(YOUR INSTRUCTIONS): Reproduce the listing below exactly. Pictures do not belong in the copy.

(SUPPLIED INFORMATION):
┏━━

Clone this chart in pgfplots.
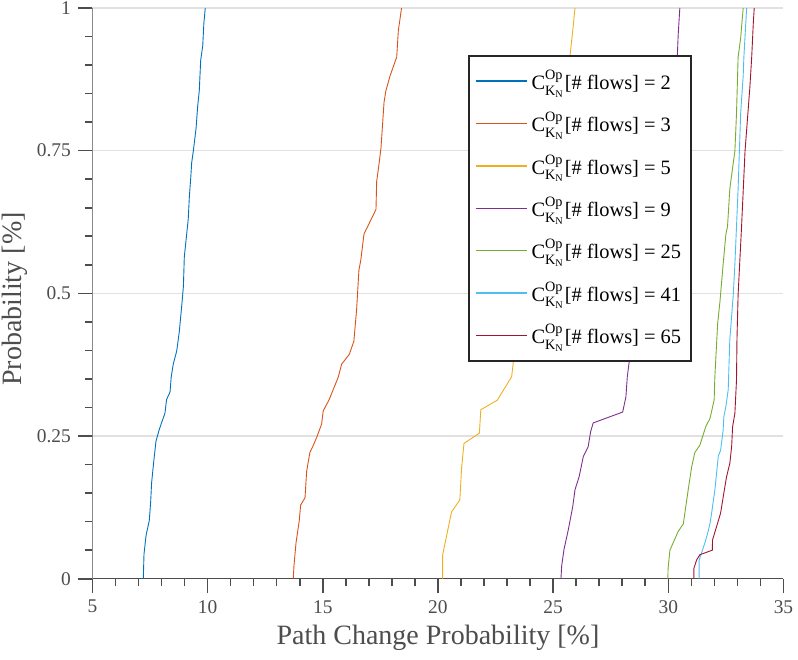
\documentclass[border=0pt]{standalone}
\usepackage{fontspec}
\setmainfont{Liberation Serif}
\usepackage{amsmath}
\usepackage{pgfplots}
\pgfplotsset{compat=1.18}

\definecolor{c1}{rgb}{0,0.447,0.741}
\definecolor{c2}{rgb}{0.85,0.325,0.098}
\definecolor{c3}{rgb}{0.929,0.694,0.125}
\definecolor{c4}{rgb}{0.494,0.184,0.556}
\definecolor{c5}{rgb}{0.466,0.674,0.188}
\definecolor{c6}{rgb}{0.301,0.745,0.933}
\definecolor{c7}{rgb}{0.635,0.078,0.184}
\definecolor{axgray}{HTML}{4D4D4D}
\definecolor{gridgray}{HTML}{E1E1E1}

\newcommand{\ck}{$\text{C}^{\text{Op}}_{\text{K}_{\text{N}}}$}

\begin{document}
\begin{tikzpicture}
\begin{axis}[
  width=345.55pt, height=285.35pt, scale only axis,
  xmin=5, xmax=35, ymin=0, ymax=1,
  axis line style={draw=none},
  xtick pos=left, ytick pos=left,
  tick align=outside,
  xtick={5,10,...,35}, ytick={0,0.25,0.5,0.75,1},
  minor x tick num=4, minor y tick num=4,
  tickwidth=7.25pt, subtickwidth=3.75pt,
  every tick/.style={draw=axgray, line width=0.8pt},
  ymajorgrids, grid style={line width=0.6pt, gridgray},
  tick label style={axgray, font=\fontsize{9.7}{11}\selectfont},
  /pgf/number format/assume math mode=true,
  xlabel={Path Change Probability [\%]},
  ylabel={Probability [\%]},
  label style={font=\fontsize{14}{16}\selectfont, axgray},
  xlabel style={at={(axis description cs:0.5,-0.1033)}, anchor=center},
  ylabel style={at={(axis description cs:-0.1129,0.49)}, anchor=center},
  legend style={at={(rel axis cs:0.5435,0.9177)}, anchor=north west,
    draw=black!85, line width=1pt, fill=white,
    font=\fontsize{10.2}{12}\selectfont,
    inner xsep=3pt, inner ysep=5pt, row sep=6pt},
  legend cell align=left,
  legend image code/.code={\draw[#1, line width=0.75pt] (0pt,0pt) -- (25.5pt,0pt);},
  every axis plot/.append style={line width=0.45pt},
]
% axis lines on the left and at the bottom only
\draw[axgray, line width=0.6pt] (rel axis cs:0,1) -- (rel axis cs:0,0) -- (rel axis cs:1,0);
% two flows
\addplot[color=c1] coordinates {(7.21,0)(7.24,0.043)(7.33,0.076)(7.47,0.102)(7.53,0.135)(7.57,0.168)(7.67,0.208)(7.76,0.241)(7.90,0.261)(8.01,0.274)(8.15,0.290)(8.22,0.314)(8.37,0.327)(8.42,0.353)(8.51,0.376)(8.66,0.399)(8.77,0.432)(8.88,0.479)(8.95,0.512)(8.99,0.564)(9.06,0.591)(9.16,0.630)(9.21,0.670)(9.27,0.703)(9.31,0.729)(9.38,0.749)(9.50,0.789)(9.57,0.828)(9.64,0.855)(9.70,0.908)(9.79,0.934)(9.84,0.974)(9.90,1)};
\addlegendentry{\ck[\# flows] = 2}
% three flows
\addplot[color=c2] coordinates {(13.72,0)(13.75,0.023)(13.84,0.063)(13.98,0.102)(14.04,0.129)(14.23,0.142)(14.30,0.188)(14.44,0.221)(14.56,0.231)(14.74,0.248)(14.95,0.271)(15.02,0.294)(15.28,0.314)(15.67,0.353)(15.82,0.376)(16.15,0.393)(16.35,0.416)(16.47,0.472)(16.57,0.541)(16.65,0.558)(16.79,0.604)(17.19,0.637)(17.31,0.647)(17.34,0.696)(17.45,0.729)(17.53,0.756)(17.66,0.835)(17.74,0.855)(17.92,0.881)(18.21,0.914)(18.28,0.960)(18.42,1)};
\addlegendentry{\ck[\# flows] = 3}
% five flows
\addplot[color=c3] coordinates {(20.20,0)(20.20,0.041)(20.59,0.117)(20.95,0.138)(21.03,0.196)(21.13,0.237)(21.80,0.255)(21.86,0.296)(22.58,0.313)(23.20,0.354)(23.30,0.389)(23.55,0.45)(23.85,0.52)(24.2,0.60)(24.55,0.68)(24.9,0.76)(25.25,0.84)(25.73,0.915)(25.85,0.96)(25.95,1)};
\addlegendentry{\ck[\# flows] = 5}
% nine flows
\addplot[color=c4] coordinates {(25.34,0)(25.37,0.022)(25.47,0.051)(25.66,0.086)(25.85,0.126)(25.95,0.156)(26.13,0.179)(26.31,0.214)(26.52,0.231)(26.63,0.258)(26.74,0.273)(28.02,0.292)(28.16,0.319)(28.22,0.354)(28.33,0.389)(28.5,0.45)(28.8,0.53)(29.1,0.62)(29.45,0.71)(29.8,0.79)(30.1,0.86)(30.39,0.915)(30.43,0.954)(30.50,1)};
\addlegendentry{\ck[\# flows] = 9}
% 25 flows
\addplot[color=c5] coordinates {(29.98,0)(29.99,0.018)(30.07,0.050)(30.43,0.083)(30.65,0.096)(30.86,0.155)(31.01,0.195)(31.15,0.221)(31.37,0.234)(31.63,0.267)(31.81,0.281)(31.99,0.313)(32.02,0.353)(32.14,0.446)(32.24,0.485)(32.38,0.551)(32.50,0.604)(32.57,0.617)(32.67,0.683)(32.82,0.729)(32.89,0.749)(32.96,0.815)(33.03,0.914)(33.14,0.947)(33.25,1)};
\addlegendentry{\ck[\# flows] = 25}
% 41 flows
\addplot[color=c6] coordinates {(31.34,0)(31.34,0.033)(31.59,0.063)(31.73,0.083)(31.81,0.097)(31.88,0.115)(32.02,0.155)(32.17,0.215)(32.27,0.225)(32.38,0.260)(32.41,0.284)(32.50,0.302)(32.60,0.331)(32.67,0.419)(32.82,0.498)(32.89,0.551)(33.03,0.683)(33.14,0.815)(33.25,0.881)(33.28,0.914)(33.40,1)};
\addlegendentry{\ck[\# flows] = 41}
% 65 flows
\addplot[color=c7] coordinates {(31.11,0)(31.11,0.018)(31.23,0.033)(31.37,0.042)(31.91,0.050)(31.92,0.068)(32.10,0.092)(32.27,0.115)(32.41,0.150)(32.53,0.179)(32.67,0.202)(32.75,0.232)(32.79,0.266)(32.89,0.290)(32.96,0.348)(32.98,0.419)(33.03,0.498)(33.18,0.617)(33.33,0.749)(33.54,0.861)(33.62,0.914)(33.69,0.974)(33.73,1)};
\addlegendentry{\ck[\# flows] = 65}
\end{axis}
\pgfresetboundingbox
\path[use as bounding box] (-46.2pt,-40.15pt) rectangle (352.8pt,289.35pt);
\end{tikzpicture}
\end{document}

┗━━

(FINISHED TASK):
Clone this chart in pgfplots.
\documentclass[border=0pt]{standalone}
\usepackage{fontspec}
\setmainfont{Liberation Serif}
\usepackage{amsmath}
\usepackage{pgfplots}
\pgfplotsset{compat=1.18}

\definecolor{c1}{rgb}{0,0.447,0.741}
\definecolor{c2}{rgb}{0.85,0.325,0.098}
\definecolor{c3}{rgb}{0.929,0.694,0.125}
\definecolor{c4}{rgb}{0.494,0.184,0.556}
\definecolor{c5}{rgb}{0.466,0.674,0.188}
\definecolor{c6}{rgb}{0.301,0.745,0.933}
\definecolor{c7}{rgb}{0.635,0.078,0.184}
\definecolor{axgray}{HTML}{4D4D4D}
\definecolor{gridgray}{HTML}{E1E1E1}

\newcommand{\ck}{$\text{C}^{\text{Op}}_{\text{K}_{\text{N}}}$}

\begin{document}
\begin{tikzpicture}
\begin{axis}[
  width=345.55pt, height=285.35pt, scale only axis,
  xmin=5, xmax=35, ymin=0, ymax=1,
  axis line style={draw=none},
  xtick pos=left, ytick pos=left,
  tick align=outside,
  xtick={5,10,...,35}, ytick={0,0.25,0.5,0.75,1},
  minor x tick num=4, minor y tick num=4,
  tickwidth=7.25pt, subtickwidth=3.75pt,
  every tick/.style={draw=axgray, line width=0.8pt},
  ymajorgrids, grid style={line width=0.6pt, gridgray},
  tick label style={axgray, font=\fontsize{9.7}{11}\selectfont},
  /pgf/number format/assume math mode=true,
  xlabel={Path Change Probability [\%]},
  ylabel={Probability [\%]},
  label style={font=\fontsize{14}{16}\selectfont, axgray},
  xlabel style={at={(axis description cs:0.5,-0.1033)}, anchor=center},
  ylabel style={at={(axis description cs:-0.1129,0.49)}, anchor=center},
  legend style={at={(rel axis cs:0.5435,0.9177)}, anchor=north west,
    draw=black!85, line width=1pt, fill=white,
    font=\fontsize{10.2}{12}\selectfont,
    inner xsep=3pt, inner ysep=5pt, row sep=6pt},
  legend cell align=left,
  legend image code/.code={\draw[#1, line width=0.75pt] (0pt,0pt) -- (25.5pt,0pt);},
  every axis plot/.append style={line width=0.45pt},
]
% axis lines on the left and at the bottom only
\draw[axgray, line width=0.6pt] (rel axis cs:0,1) -- (rel axis cs:0,0) -- (rel axis cs:1,0);
% two flows
\addplot[color=c1] coordinates {(7.21,0)(7.24,0.043)(7.33,0.076)(7.47,0.102)(7.53,0.135)(7.57,0.168)(7.67,0.208)(7.76,0.241)(7.90,0.261)(8.01,0.274)(8.15,0.290)(8.22,0.314)(8.37,0.327)(8.42,0.353)(8.51,0.376)(8.66,0.399)(8.77,0.432)(8.88,0.479)(8.95,0.512)(8.99,0.564)(9.06,0.591)(9.16,0.630)(9.21,0.670)(9.27,0.703)(9.31,0.729)(9.38,0.749)(9.50,0.789)(9.57,0.828)(9.64,0.855)(9.70,0.908)(9.79,0.934)(9.84,0.974)(9.90,1)};
\addlegendentry{\ck[\# flows] = 2}
% three flows
\addplot[color=c2] coordinates {(13.72,0)(13.75,0.023)(13.84,0.063)(13.98,0.102)(14.04,0.129)(14.23,0.142)(14.30,0.188)(14.44,0.221)(14.56,0.231)(14.74,0.248)(14.95,0.271)(15.02,0.294)(15.28,0.314)(15.67,0.353)(15.82,0.376)(16.15,0.393)(16.35,0.416)(16.47,0.472)(16.57,0.541)(16.65,0.558)(16.79,0.604)(17.19,0.637)(17.31,0.647)(17.34,0.696)(17.45,0.729)(17.53,0.756)(17.66,0.835)(17.74,0.855)(17.92,0.881)(18.21,0.914)(18.28,0.960)(18.42,1)};
\addlegendentry{\ck[\# flows] = 3}
% five flows
\addplot[color=c3] coordinates {(20.20,0)(20.20,0.041)(20.59,0.117)(20.95,0.138)(21.03,0.196)(21.13,0.237)(21.80,0.255)(21.86,0.296)(22.58,0.313)(23.20,0.354)(23.30,0.389)(23.55,0.45)(23.85,0.52)(24.2,0.60)(24.55,0.68)(24.9,0.76)(25.25,0.84)(25.73,0.915)(25.85,0.96)(25.95,1)};
\addlegendentry{\ck[\# flows] = 5}
% nine flows
\addplot[color=c4] coordinates {(25.34,0)(25.37,0.022)(25.47,0.051)(25.66,0.086)(25.85,0.126)(25.95,0.156)(26.13,0.179)(26.31,0.214)(26.52,0.231)(26.63,0.258)(26.74,0.273)(28.02,0.292)(28.16,0.319)(28.22,0.354)(28.33,0.389)(28.5,0.45)(28.8,0.53)(29.1,0.62)(29.45,0.71)(29.8,0.79)(30.1,0.86)(30.39,0.915)(30.43,0.954)(30.50,1)};
\addlegendentry{\ck[\# flows] = 9}
% 25 flows
\addplot[color=c5] coordinates {(29.98,0)(29.99,0.018)(30.07,0.050)(30.43,0.083)(30.65,0.096)(30.86,0.155)(31.01,0.195)(31.15,0.221)(31.37,0.234)(31.63,0.267)(31.81,0.281)(31.99,0.313)(32.02,0.353)(32.14,0.446)(32.24,0.485)(32.38,0.551)(32.50,0.604)(32.57,0.617)(32.67,0.683)(32.82,0.729)(32.89,0.749)(32.96,0.815)(33.03,0.914)(33.14,0.947)(33.25,1)};
\addlegendentry{\ck[\# flows] = 25}
% 41 flows
\addplot[color=c6] coordinates {(31.34,0)(31.34,0.033)(31.59,0.063)(31.73,0.083)(31.81,0.097)(31.88,0.115)(32.02,0.155)(32.17,0.215)(32.27,0.225)(32.38,0.260)(32.41,0.284)(32.50,0.302)(32.60,0.331)(32.67,0.419)(32.82,0.498)(32.89,0.551)(33.03,0.683)(33.14,0.815)(33.25,0.881)(33.28,0.914)(33.40,1)};
\addlegendentry{\ck[\# flows] = 41}
% 65 flows
\addplot[color=c7] coordinates {(31.11,0)(31.11,0.018)(31.23,0.033)(31.37,0.042)(31.91,0.050)(31.92,0.068)(32.10,0.092)(32.27,0.115)(32.41,0.150)(32.53,0.179)(32.67,0.202)(32.75,0.232)(32.79,0.266)(32.89,0.290)(32.96,0.348)(32.98,0.419)(33.03,0.498)(33.18,0.617)(33.33,0.749)(33.54,0.861)(33.62,0.914)(33.69,0.974)(33.73,1)};
\addlegendentry{\ck[\# flows] = 65}
\end{axis}
\pgfresetboundingbox
\path[use as bounding box] (-46.2pt,-40.15pt) rectangle (352.8pt,289.35pt);
\end{tikzpicture}
\end{document}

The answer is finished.